来到“中国现当代文学展”。时间跨度从19世纪末一直延伸到新世纪,分为“20世纪文学革命的前奏”、“五四文学革命”、“左翼和进步文学的崛起”、“战火洗礼中的文学”“社会主义新中国文学”、“新时期文学的繁荣发展”,以至“迈入21世纪的文学”七大主题展区,全面、生动、立体地展示了百年中国文学跌宕起伏的发展历史。
书写文字 永远流传
雅致场地展出了700多位作家、600件手稿和初版本图书、4000多张图片,洋洋大观。讲解员对中国现当代作家、作品以及文学社团,都做了沿波讨源的介绍。其中,北大红楼、鲁迅的老虎尾巴书房、郭沫若和茅盾书房、左联成立会议室等场景的还原复制都令人印象深刻。而影视、多媒体以及高科技展陈手段的大量运用,更是使静态的展览具有了动感和声、光、电相融合的艺术效果,让游学团员们仿佛走入了百年之前的历史场景,沉浸式地感受着中国现当代文学的变幻。
在中国现当代文学展里,“抗争”似乎是一个关键词。如展厅开端展示了19世纪末至20世纪初,以梁启超、严复为代表的民主革命先驱者。他们以自己的创作实践抨击清王朝,掀起了“文界革命”、“诗界革命”、“小说界革命”等波澜壮阔的文学运动。鲁迅以一根笔杆子,撬动着千年沉积的腐败礼教,向“吃人的世界”发出呐喊。茅盾的作品高举反帝国主义、官僚主义的大纛,反映了农民苦难的生活。萧红作品刻划着东北农村里传统女性任人摆布的多舛命运,对父权社会展开深刻的批评。中国不同时期的社会,都拥有不同的命题;但不变的是,作家们不畏强权、敢于批判的文人风骨。

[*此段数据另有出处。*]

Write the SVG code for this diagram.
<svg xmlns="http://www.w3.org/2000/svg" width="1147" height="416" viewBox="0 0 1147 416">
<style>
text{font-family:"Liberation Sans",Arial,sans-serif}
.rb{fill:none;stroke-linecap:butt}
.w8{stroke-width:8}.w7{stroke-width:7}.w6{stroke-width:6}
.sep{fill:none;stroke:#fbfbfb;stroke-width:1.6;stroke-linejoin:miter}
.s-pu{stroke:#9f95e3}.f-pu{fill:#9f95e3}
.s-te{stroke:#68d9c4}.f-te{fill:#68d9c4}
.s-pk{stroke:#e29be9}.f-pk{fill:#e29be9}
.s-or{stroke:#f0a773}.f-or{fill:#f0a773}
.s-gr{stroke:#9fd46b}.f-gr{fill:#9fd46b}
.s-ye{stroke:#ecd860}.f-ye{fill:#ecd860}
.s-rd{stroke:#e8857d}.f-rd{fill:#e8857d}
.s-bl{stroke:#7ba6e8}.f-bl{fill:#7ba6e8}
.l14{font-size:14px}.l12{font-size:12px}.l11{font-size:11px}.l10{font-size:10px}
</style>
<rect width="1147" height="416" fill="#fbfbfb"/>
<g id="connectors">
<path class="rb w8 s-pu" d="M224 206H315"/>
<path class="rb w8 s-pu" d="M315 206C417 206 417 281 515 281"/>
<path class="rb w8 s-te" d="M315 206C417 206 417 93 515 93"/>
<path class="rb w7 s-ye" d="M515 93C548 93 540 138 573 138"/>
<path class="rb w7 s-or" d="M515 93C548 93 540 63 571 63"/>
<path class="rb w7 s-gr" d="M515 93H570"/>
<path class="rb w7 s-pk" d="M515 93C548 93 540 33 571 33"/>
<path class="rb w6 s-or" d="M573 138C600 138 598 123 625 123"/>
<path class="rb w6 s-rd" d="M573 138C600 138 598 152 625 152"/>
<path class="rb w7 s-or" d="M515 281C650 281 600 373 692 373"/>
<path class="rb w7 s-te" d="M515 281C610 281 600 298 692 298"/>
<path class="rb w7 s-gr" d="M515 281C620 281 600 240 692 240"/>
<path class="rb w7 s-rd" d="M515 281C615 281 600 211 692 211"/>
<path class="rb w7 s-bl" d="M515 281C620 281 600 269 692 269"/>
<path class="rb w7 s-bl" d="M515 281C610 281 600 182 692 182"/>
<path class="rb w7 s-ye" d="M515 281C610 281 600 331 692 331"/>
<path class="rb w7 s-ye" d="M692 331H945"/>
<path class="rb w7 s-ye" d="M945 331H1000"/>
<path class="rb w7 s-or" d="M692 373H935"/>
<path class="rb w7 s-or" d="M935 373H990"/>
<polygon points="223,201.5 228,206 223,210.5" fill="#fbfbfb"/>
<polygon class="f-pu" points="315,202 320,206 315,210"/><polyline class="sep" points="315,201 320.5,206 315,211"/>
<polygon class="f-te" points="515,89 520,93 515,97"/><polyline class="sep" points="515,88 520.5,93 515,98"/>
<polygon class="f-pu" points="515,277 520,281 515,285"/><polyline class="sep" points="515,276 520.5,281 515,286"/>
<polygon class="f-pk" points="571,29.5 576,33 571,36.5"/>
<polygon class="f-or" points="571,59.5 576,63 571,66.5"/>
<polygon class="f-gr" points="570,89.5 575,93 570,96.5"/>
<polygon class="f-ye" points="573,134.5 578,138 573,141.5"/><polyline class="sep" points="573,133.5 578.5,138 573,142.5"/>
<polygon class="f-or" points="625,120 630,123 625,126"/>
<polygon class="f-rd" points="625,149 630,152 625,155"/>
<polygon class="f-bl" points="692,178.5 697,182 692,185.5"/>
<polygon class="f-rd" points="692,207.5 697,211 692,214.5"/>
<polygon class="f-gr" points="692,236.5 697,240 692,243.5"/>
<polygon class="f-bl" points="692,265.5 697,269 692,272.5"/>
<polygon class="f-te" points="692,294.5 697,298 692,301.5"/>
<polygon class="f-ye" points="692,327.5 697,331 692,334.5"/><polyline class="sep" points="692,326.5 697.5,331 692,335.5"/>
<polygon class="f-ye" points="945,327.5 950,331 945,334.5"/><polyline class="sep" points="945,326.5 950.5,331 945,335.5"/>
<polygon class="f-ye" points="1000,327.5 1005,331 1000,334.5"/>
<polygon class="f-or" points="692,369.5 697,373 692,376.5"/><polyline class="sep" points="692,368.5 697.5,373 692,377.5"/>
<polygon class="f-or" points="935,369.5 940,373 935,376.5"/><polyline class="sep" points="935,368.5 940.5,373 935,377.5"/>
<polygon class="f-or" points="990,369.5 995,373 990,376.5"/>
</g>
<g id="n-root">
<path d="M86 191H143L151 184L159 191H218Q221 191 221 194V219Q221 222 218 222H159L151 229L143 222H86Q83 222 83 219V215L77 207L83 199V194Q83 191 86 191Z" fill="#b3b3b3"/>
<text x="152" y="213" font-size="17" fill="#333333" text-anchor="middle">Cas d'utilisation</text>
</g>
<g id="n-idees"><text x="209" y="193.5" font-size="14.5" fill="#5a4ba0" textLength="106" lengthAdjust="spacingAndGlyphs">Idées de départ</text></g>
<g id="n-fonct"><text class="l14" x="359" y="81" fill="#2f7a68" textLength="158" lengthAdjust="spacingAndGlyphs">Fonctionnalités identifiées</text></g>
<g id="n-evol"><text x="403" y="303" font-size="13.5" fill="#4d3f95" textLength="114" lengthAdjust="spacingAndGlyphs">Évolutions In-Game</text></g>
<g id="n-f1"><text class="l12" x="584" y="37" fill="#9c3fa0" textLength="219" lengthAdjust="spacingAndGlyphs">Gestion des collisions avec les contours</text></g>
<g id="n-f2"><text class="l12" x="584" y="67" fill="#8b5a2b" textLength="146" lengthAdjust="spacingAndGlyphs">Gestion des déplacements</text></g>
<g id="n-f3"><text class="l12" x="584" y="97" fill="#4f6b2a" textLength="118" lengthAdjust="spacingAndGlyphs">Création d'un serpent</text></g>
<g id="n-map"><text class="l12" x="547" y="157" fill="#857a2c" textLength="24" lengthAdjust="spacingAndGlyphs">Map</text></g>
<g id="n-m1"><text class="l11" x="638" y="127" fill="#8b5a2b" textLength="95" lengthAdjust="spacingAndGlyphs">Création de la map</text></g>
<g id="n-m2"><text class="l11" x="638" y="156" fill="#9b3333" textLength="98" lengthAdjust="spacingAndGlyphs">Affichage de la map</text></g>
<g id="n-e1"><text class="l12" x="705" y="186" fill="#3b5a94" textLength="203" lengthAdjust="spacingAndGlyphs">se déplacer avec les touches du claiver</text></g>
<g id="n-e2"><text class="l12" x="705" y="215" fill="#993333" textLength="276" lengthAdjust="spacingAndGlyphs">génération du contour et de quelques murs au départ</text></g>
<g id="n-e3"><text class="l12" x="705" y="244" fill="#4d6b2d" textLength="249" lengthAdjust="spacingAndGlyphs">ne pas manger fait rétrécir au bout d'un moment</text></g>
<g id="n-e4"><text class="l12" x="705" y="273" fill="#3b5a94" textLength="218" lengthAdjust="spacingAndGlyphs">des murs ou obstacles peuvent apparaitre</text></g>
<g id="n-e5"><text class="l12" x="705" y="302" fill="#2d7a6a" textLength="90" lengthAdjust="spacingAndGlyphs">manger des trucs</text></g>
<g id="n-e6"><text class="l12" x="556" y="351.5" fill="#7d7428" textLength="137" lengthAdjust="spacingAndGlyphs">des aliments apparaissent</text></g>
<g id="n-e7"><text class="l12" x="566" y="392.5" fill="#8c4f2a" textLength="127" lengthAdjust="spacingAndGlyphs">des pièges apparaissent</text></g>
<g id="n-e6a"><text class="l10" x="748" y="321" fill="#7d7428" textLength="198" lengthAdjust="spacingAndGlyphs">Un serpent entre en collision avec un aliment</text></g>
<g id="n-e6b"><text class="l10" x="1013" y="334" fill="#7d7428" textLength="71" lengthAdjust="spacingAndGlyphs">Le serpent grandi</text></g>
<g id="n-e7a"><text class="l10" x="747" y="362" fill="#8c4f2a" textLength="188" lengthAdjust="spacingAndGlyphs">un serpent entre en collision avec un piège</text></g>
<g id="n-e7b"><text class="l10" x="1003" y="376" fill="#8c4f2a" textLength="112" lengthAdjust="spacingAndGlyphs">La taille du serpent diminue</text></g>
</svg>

拉丁古谚有云:“口说之字荡然无存,书写之字却永久留驻”(Verba volant,Scripta manent)。博物馆的意义就在于留存起作家们的文字,展现了文字跨越时空的力量,让后人能够“走进文学史”。在这股力量下,作家与他们的作品得以永恒,与历史并寿,供后人瞻仰、凝望。